Looking Up

Nozomi and I enjoy our evening walks in the park just shortly after the sun sets for the day. This is generally the best time as most people are home having dinner, the air is cool but not cold, and the sky can still carry faint hints of sunlight reflected through the atmosphere before the Earth's rotation moves us further into the night. Nozomi, being the puppy she is, generally keeps her nose to the ground. I, being the fool I am, generally look up at the endless expanse above. While the odds are beyond the infinitesimal, I would very much like to observe a vehicle from another world as it flies through our atmosphere.

Unfortunately, this will likely never happen.

The Moon Behind the Clouds

There is no doubt in my mind that intelligent life does exist somewhere else in the universe and that our own galaxy should be teeming with life as well. I have no evidence for this assertion, of course, but the math in Frank Drake's equation — even at its most pessimistic — posits that there could be as few as 1000 different intelligent species in our Milky Way galaxy, and there are trillions of galaxies in the observable universe. Given the age of the universe, there's a good chance that some of these intelligent species will be vastly more technologically advanced than we are, and there will be some who are vastly less technologically advanced as well. Given the opportunity, I would become a xenosociologist and xenohistorian to learn everything I could about every one of them. Their culture, history, food, behaviour patterns, pastimes, likes, and dislikes would be absolutely fascinating. Even if a planet were found to have a population of people who look and act just like us — which is mathematically feasible, given the size of the universe — observing these people would reveal so much about ourselves as well.

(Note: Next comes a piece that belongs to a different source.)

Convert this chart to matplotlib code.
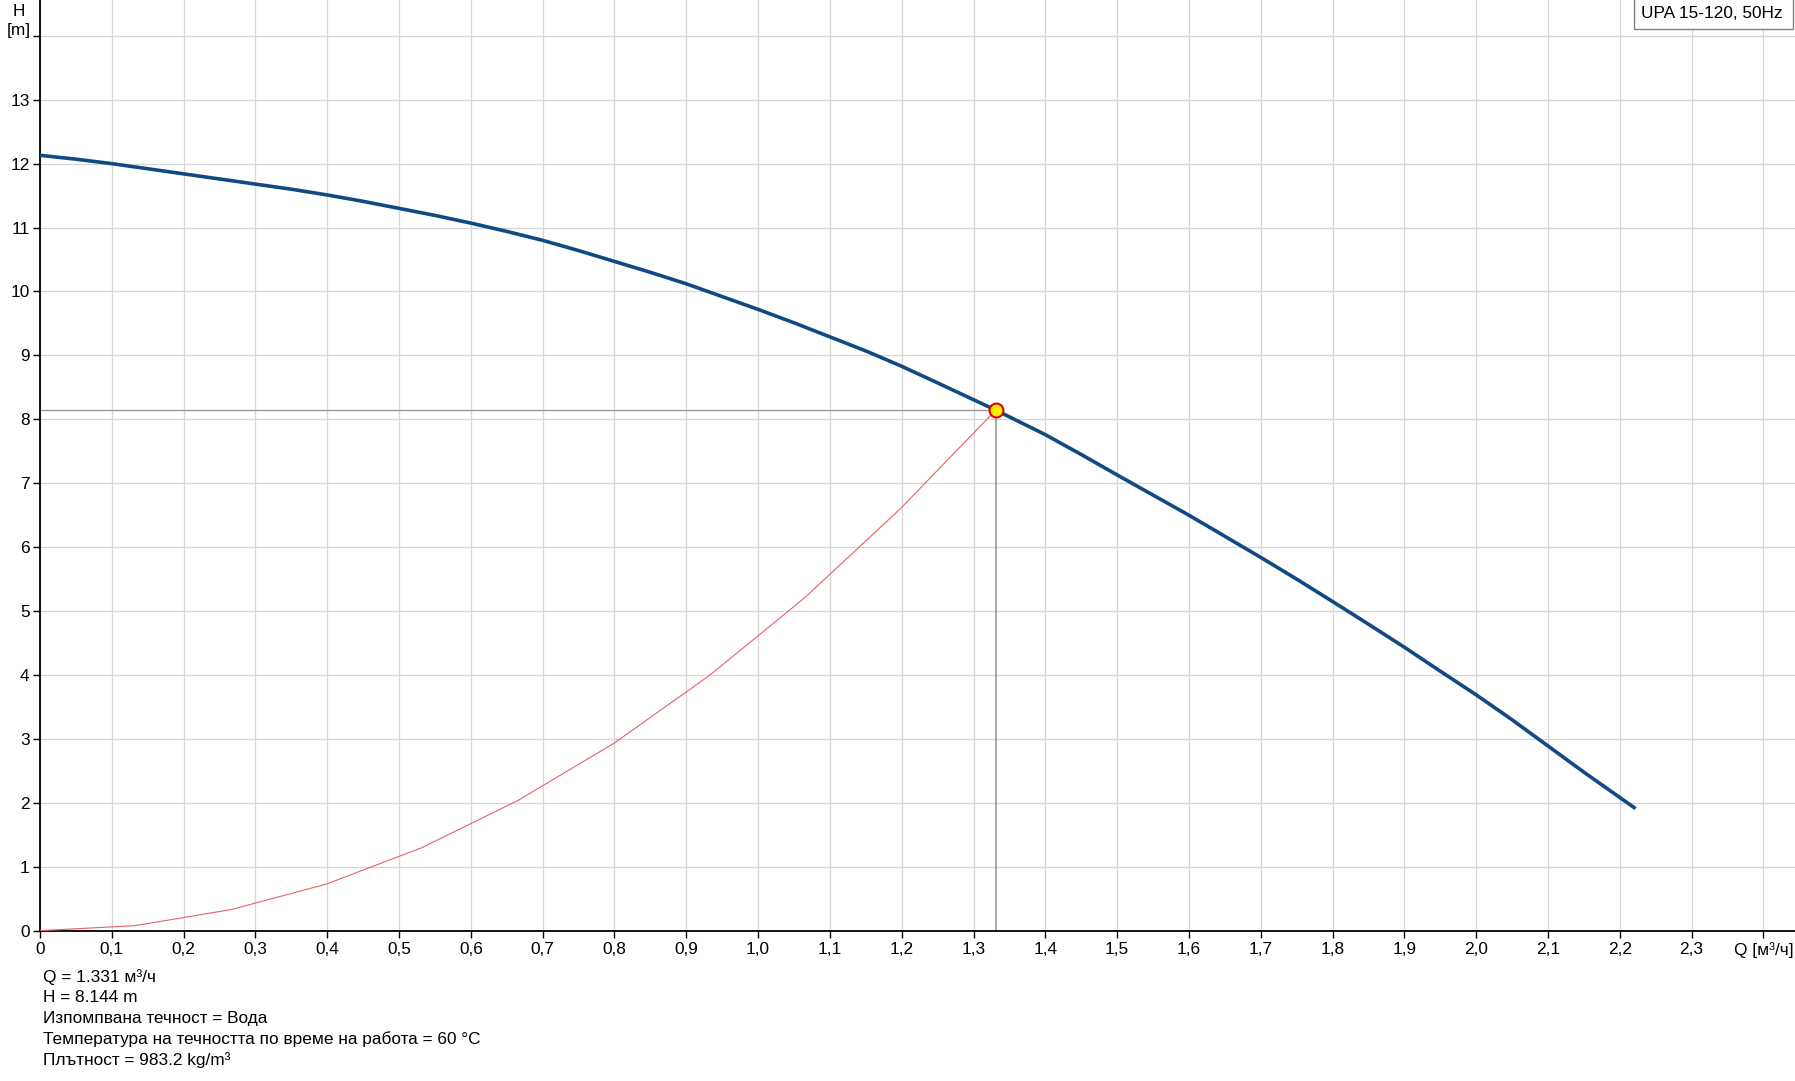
import matplotlib
matplotlib.use("Agg")
import matplotlib.pyplot as plt
import matplotlib.patches as patches
import numpy as np

plt.rcParams["font.family"] = ["Liberation Sans", "DejaVu Sans"]

# pump curve (Q in m3/h, H in m)
q_pump = [0.0, 0.05, 0.1, 0.15, 0.2, 0.25, 0.3, 0.35, 0.4, 0.45, 0.5, 0.55,
          0.6, 0.65, 0.7, 0.75, 0.8, 0.85, 0.9, 0.95, 1.0, 1.05, 1.1, 1.15,
          1.2, 1.25, 1.331, 1.4, 1.45, 1.5, 1.55, 1.6, 1.65, 1.7, 1.75, 1.8,
          1.85, 1.9, 1.95, 2.0, 2.05, 2.1, 2.15, 2.222]
h_pump = [12.13, 12.07, 12.0, 11.92, 11.84, 11.76, 11.68, 11.60, 11.51, 11.41,
          11.30, 11.19, 11.07, 10.94, 10.80, 10.64, 10.47, 10.30, 10.12, 9.92,
          9.72, 9.51, 9.29, 9.07, 8.83, 8.57, 8.144, 7.76, 7.45, 7.13, 6.815,
          6.50, 6.17, 5.84, 5.50, 5.15, 4.795, 4.435, 4.06, 3.69, 3.30, 2.89,
          2.48, 1.91]

# system curve (polyline through the duty point)
q_sys = [0.0, 0.133, 0.266, 0.399, 0.532, 0.666, 0.799, 0.932, 1.065, 1.198, 1.331]
h_sys = [0.0, 0.08, 0.33, 0.73, 1.30, 2.04, 2.93, 3.99, 5.21, 6.60, 8.144]

# duty point
q_duty = 1.331
h_duty = 8.144

x_ticks = [0.0, 0.1, 0.2, 0.3, 0.4, 0.5, 0.6, 0.7, 0.8, 0.9, 1.0, 1.1, 1.2,
           1.3, 1.4, 1.5, 1.6, 1.7, 1.8, 1.9, 2.0, 2.1, 2.2, 2.3, 2.4]
x_tick_labels = ["0", "0,1", "0,2", "0,3", "0,4", "0,5", "0,6", "0,7", "0,8",
                 "0,9", "1,0", "1,1", "1,2", "1,3", "1,4", "1,5", "1,6", "1,7",
                 "1,8", "1,9", "2,0", "2,1", "2,2", "2,3", "Q [м³/ч]"]
y_ticks = [0, 1, 2, 3, 4, 5, 6, 7, 8, 9, 10, 11, 12, 13, 14]
y_tick_labels = ["0", "1", "2", "3", "4", "5", "6", "7", "8", "9", "10",
                 "11", "12", "13", ""]

info_lines = [
    "Q = 1.331 м³/ч",
    "H = 8.144 m",
    "Изпомпвана течност = Вода",
    "Температура на течността по време на работа = 60 °C",
    "Плътност = 983.2 kg/m³",
]
title_box = "UPA 15-120, 50Hz"

FS = 12.4
W, H = 1795, 1081
fig = plt.figure(figsize=(W / 100, H / 100), dpi=100)
ax = fig.add_axes([40 / W, (H - 930.7) / H, 1 - 40 / W, 930.7 / H])

ax.set_xlim(0, 2.444)
ax.set_ylim(0, 14.56)

ax.set_xticks(x_ticks)
ax.set_xticklabels(x_tick_labels)
ax.set_yticks(y_ticks)
ax.set_yticklabels(y_tick_labels)
ax.tick_params(axis="both", length=5, width=1, labelsize=FS, pad=3,
               color="black", labelcolor="black")
ax.tick_params(axis="y", pad=2.5)

for side in ["top", "right"]:
    ax.spines[side].set_visible(False)
for side in ["left", "bottom"]:
    ax.spines[side].set_linewidth(1.3)
    ax.spines[side].set_color("black")

ax.grid(True, color="#d6d6d6", linewidth=0.9)
ax.set_axisbelow(True)

# guide lines to the duty point
ax.plot([0, q_duty], [h_duty, h_duty], color="#9a9a9a", lw=1.0, zorder=2)
ax.plot([q_duty, q_duty], [0, h_duty], color="#8f8f8f", lw=1.1, zorder=2)

ax.plot(q_sys, h_sys, color="#e8606a", lw=0.8, zorder=3)
ax.plot(q_pump, h_pump, color="#114a82", lw=2.6, zorder=4,
        solid_capstyle="butt", solid_joinstyle="round")
ax.plot([q_duty], [h_duty], "o", ms=10, mfc="#ffee00", mec="#e00000",
        mew=1.5, zorder=5)

# axis unit label on top of y axis
fig.text(19 / W, 1 - 38 / H, "H\n[m]", ha="center", va="bottom",
         fontsize=FS, linespacing=1.3)

# info text below the chart
y0 = 976.7
for i, line in enumerate(info_lines):
    fig.text(43 / W, 1 - (y0 + i * 20.8) / H, line, ha="left", va="center",
             fontsize=FS)

# model label box (top right)
box = patches.Rectangle((1634 / W, 1 - 29 / H), (1793 - 1634) / W, 29 / H + 0.01,
                        transform=fig.transFigure, facecolor="white",
                        edgecolor="#808080", linewidth=1, zorder=10)
fig.patches.append(box)
fig.text(1641 / W, 1 - 14 / H, title_box, ha="left", va="center",
         fontsize=FS, zorder=11)

fig.savefig("out.png", dpi=100)
plt.close(fig)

This desire to learn about other species is likely not limited to humanity alone, which means that, given the means, extra-terrestrial visitors would undoubtedly want to learn as much as they could about us. Given that we've been on the cusp of interplanetary travel for several dozen orbits of our home star, this should make us a very interesting subject. Would an interstellar group of scientists travel all this way to study us in our natural environment only to spoil that study by revealing their existence to us, though? Most likely not.

When someone is being observed, their behaviour patterns change. Countless studies show that this is true in most mammals on this planet, not just humans. So if a vehicle from another star system were to enter our atmosphere, let alone get close enough to a population armed with cameras, they would need a rather pressing reason to do so. Alerting the world that we're all specimens for a technologically-superior group of aliens would not sit well at all with a large number of people. We would enter another technological arms race. Could we develop the technologies and tools necessary to combat vehicles that clearly have the technology and energy required to safely cross trillions of kilometres of interstellar space within the lifespan of the vehicle's occupants? Could we learn to hack their computers? Could we learn to communicate with them? Could we open a mutually beneficial dialog that would open the possibility of friendship?

Any intelligence that has been watching us for more than a season would see that we are a paranoid, violent species. Any knowledge of their existence would need to be kept under wraps until such a time as first contact — assuming there is a protocol — is initiated. Just going by recent history, if we were being watched, we'd find a way to hunt these visitors down, take their technology, and use it against them. Some might say this has already happened at Roswell and other locations around the world, but too much just doesn't add up when looking at those "recovered craft" stories.

Rational considerations aside, I will still look up at the night sky when walking outside with Nozomi. Even if I can't see a remarkable machine from beyond our solar system, there is still a lot of other wonderful things to look at and enjoy.